**RECORDED DATA**

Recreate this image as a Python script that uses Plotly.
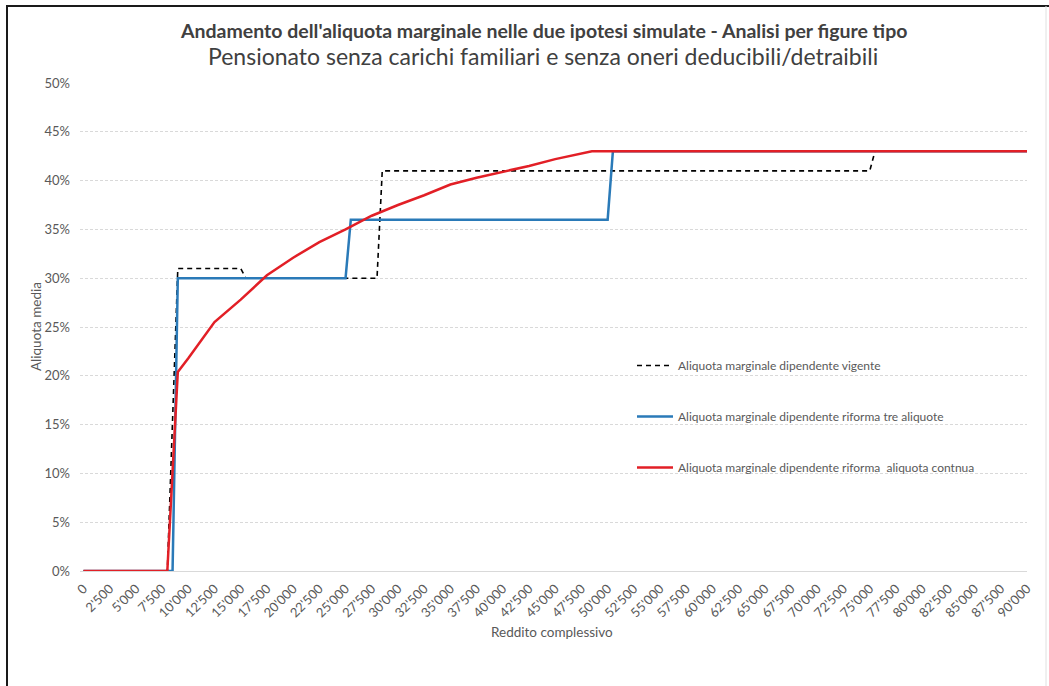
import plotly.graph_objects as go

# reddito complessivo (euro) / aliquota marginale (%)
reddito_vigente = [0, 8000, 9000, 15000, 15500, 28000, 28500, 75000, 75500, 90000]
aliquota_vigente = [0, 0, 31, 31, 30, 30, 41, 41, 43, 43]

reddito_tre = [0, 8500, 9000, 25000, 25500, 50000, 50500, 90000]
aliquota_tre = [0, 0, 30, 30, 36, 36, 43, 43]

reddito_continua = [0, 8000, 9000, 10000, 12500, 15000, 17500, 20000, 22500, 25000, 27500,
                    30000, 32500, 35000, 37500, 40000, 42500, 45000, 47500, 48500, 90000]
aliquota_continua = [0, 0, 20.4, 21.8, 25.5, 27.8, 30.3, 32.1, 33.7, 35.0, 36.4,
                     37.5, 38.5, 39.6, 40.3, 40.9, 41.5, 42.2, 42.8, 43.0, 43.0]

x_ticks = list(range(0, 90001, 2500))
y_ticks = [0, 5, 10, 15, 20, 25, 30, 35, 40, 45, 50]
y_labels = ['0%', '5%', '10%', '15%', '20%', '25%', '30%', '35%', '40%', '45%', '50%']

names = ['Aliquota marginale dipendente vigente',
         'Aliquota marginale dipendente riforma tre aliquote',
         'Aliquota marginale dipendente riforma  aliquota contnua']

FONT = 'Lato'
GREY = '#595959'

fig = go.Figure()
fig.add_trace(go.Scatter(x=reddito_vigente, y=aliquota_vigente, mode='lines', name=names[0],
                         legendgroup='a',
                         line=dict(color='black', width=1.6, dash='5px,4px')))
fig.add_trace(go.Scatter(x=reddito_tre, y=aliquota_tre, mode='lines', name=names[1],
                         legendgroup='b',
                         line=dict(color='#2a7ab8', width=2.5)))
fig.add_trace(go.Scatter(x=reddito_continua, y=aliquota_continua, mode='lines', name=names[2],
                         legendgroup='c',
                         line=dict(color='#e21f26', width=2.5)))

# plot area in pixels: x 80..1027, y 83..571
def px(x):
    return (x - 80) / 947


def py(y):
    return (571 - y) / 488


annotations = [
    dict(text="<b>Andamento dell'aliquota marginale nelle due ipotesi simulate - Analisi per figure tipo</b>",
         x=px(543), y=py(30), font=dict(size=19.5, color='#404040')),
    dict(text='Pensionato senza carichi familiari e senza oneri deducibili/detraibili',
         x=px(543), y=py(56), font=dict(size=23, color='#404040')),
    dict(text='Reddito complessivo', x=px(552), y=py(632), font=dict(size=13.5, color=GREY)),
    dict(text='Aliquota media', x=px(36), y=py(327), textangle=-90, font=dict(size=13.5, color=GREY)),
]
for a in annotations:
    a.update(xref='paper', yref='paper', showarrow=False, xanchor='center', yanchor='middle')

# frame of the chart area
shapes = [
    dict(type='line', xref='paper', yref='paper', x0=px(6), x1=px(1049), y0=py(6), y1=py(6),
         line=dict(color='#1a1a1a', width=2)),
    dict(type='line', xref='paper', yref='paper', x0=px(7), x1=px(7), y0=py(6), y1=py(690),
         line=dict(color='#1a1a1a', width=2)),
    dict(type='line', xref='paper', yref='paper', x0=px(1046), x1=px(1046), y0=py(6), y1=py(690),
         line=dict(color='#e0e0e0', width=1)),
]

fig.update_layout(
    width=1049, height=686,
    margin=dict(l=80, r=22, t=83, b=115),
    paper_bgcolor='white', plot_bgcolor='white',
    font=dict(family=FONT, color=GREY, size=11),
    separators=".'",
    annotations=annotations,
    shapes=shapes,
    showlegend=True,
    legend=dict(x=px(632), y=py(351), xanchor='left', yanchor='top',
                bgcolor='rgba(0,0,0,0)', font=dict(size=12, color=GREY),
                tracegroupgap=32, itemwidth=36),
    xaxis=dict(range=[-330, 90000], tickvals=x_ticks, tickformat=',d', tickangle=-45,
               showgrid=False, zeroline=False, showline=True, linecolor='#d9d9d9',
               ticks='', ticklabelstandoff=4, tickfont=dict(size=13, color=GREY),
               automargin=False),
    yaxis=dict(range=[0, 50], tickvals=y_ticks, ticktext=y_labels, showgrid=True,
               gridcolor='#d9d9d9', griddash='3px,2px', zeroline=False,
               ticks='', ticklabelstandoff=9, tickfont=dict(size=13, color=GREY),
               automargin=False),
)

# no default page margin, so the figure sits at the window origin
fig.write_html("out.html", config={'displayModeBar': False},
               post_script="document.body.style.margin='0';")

**EXERCISE TASK**
Only the lines from the start of the material through the line containing "41, 43, 43]" should be transcribed. Pictures stay out.

**EXERCISE ANSWER**
Recreate this image as a Python script that uses Plotly.
import plotly.graph_objects as go

# reddito complessivo (euro) / aliquota marginale (%)
reddito_vigente = [0, 8000, 9000, 15000, 15500, 28000, 28500, 75000, 75500, 90000]
aliquota_vigente = [0, 0, 31, 31, 30, 30, 41, 41, 43, 43]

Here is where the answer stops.